We visited the church. Though it had been rebuilt only eighty years ago, stone weathers fast in the tropics, and it had alre
ady an air of age. It had dignity and charm and colour. It was easy to see why in a village of two-room shacks this building and its presbytery, now that the planter class and the influence of the big house have vanished, should serve as a symbol of authority and why its incumbent should be the most respected person in the neighbourhood; easy to see why the Church should be for the isolated villages along the coast the solitary link with Western culture. Outside one of the village shops was a thing that I had never seen before, a wooden blackboard on which had been inscribed a four-line text from the New Testament.

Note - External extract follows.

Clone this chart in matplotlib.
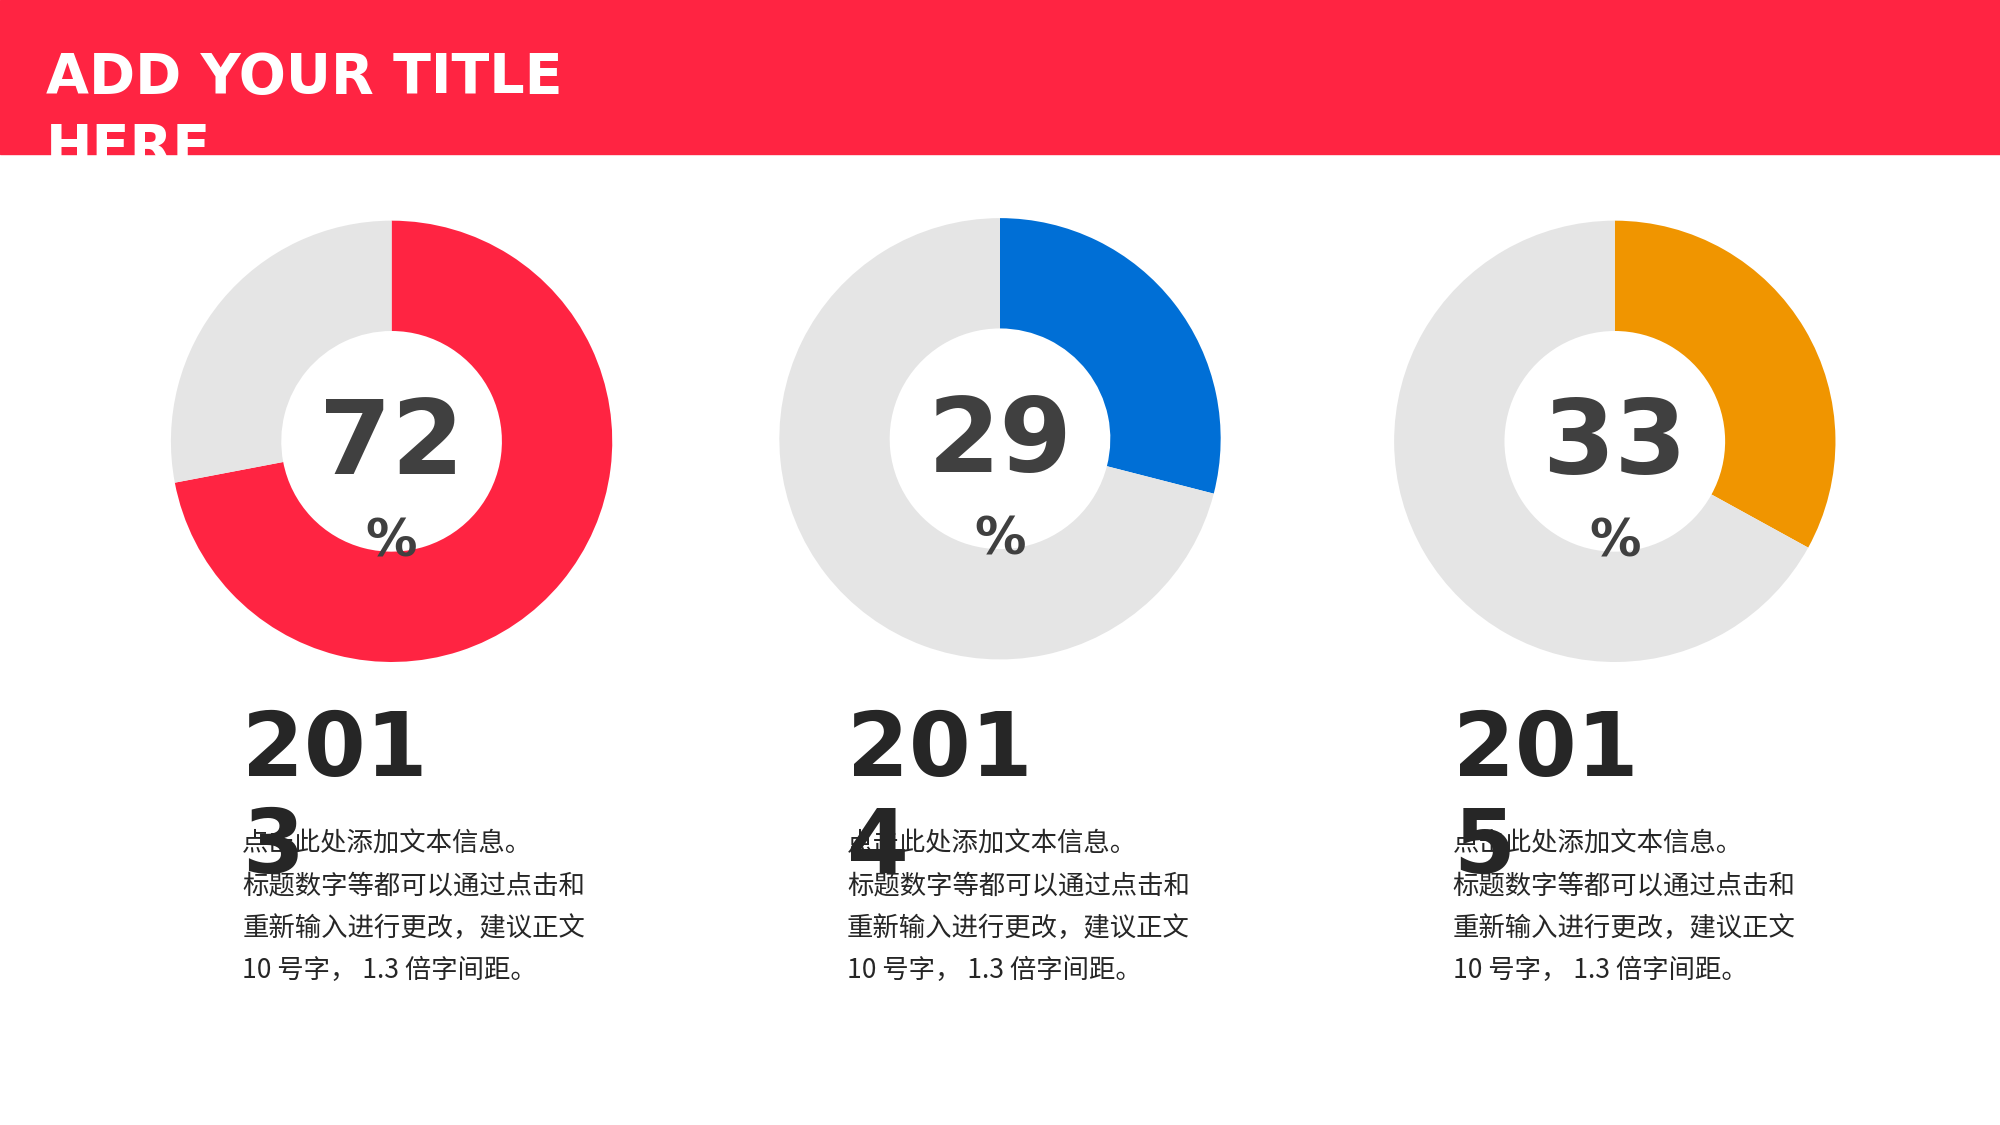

Once the agricultural station had been part of a prosperous estate. At the foot of the valley stood the ruins of an old sugar factory. The machinery was rusted over. A tree was growing from the chimney-stack, pushing out the brickwork. Portions of the stone channel of the aqueduct remained, and from a line of cabbage palms you could track the course that it had followed. A further cluster of palms marked the site of the old plantation house, no trace of which now remains. No one seemed to know when the plantation had been abandoned, whether or not it had survived World War I, to have its limes hit by the withertip disease in the early ‘twenties, and its sugar cane destroyed by the later hurricanes.
It was all as though it had never been. Today the peasant proprietor cultivates his own small garden, relying on local sales and goods that can be ‘headed’ across the mountains. Vanilla is the easiest crop to handle, but the price of vanilla has recently slumped badly. A root called toutlemoi, from the French tous les mois— meaning that it is available every month—is on the whole the favourite product. There was a one-man mill by the stream that divided the station from the village. The owner trod a pedal which operated a wheel on which a grater had been fixed. He fed the roots through a hole in a wooden frame. A beige yellow-brown pulp fell into a trough below. His wife collected the pulp. She had a barrel over which a reddened cloth was spread, she poured a stream of water over the pulp, wringing it out, straining it through the cloth. When all the starch had been extracted, the pulp was thrown away, and the starch left to settle in the barrel. It was washed again, then it was ready to be sold.